Une campagne internationale de solidarité avec la révolution syrienne est urgente !

Nous, de la LIT, nous appelons à intensifier la campagne de soutien à la résistance syrienne. Nous appelons toutes les organisations syndicales et démocratiques à exiger des gouvernements des armes et un soutien matériel pour la résistance syrienne.
   Nous ne voulons pas d'intervention militaire de l’impérialisme, nous voulons que le peuple syrien ait le droit démocratique le plus élémentaire à se défendre. Ceux qui prétendent à juste titre que l’on ne peut pas être indifférent à un massacre qui a fait plus de 100 000 victimes devraient être les premiers à se joindre à cette exigence envers leurs gouvernements.
   Pour notre part, nous allons intensifier la campagne en favorisant la transmission de la voix de la résistance syrienne partout, en organisant des rassemblements et des tournées avec les camarades les plus proches qui font partie de la résistance syrienne.
   Notre campagne est au service de la victoire de la révolution syrienne, pour laquelle nous exigeons publiquement des gouvernements l’envoi d'aide matérielle aux combattants syriens. Et nous lutterons pour que les organisations ouvrières et démocratiques se joignent à la campagne.
   En même temps, nous allons prendre des initiatives pour faire connaître la situation de la révolution en Syrie et obtenir le soutien matériel pour les secteurs les plus progressistes de la résistance, comme les Comités locaux.

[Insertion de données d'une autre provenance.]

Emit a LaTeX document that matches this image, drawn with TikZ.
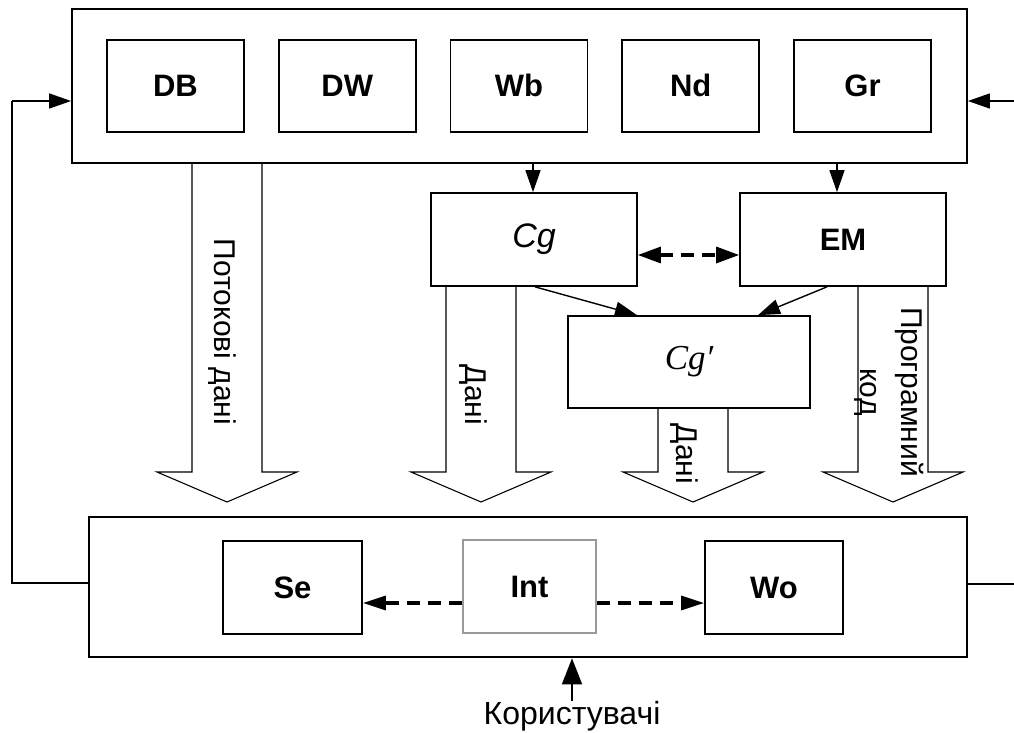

   La révolution syrienne est actuellement le principal affrontement entre révolution et contre-révolution dans le monde. De sa victoire ou de sa défaite dépend l'avenir, non seulement de cette révolution, mais de l'ensemble des révolutions dans la région. Il n’y a donc pas de tâche plus urgente que d’entourer de solidarité active la révolution syrienne.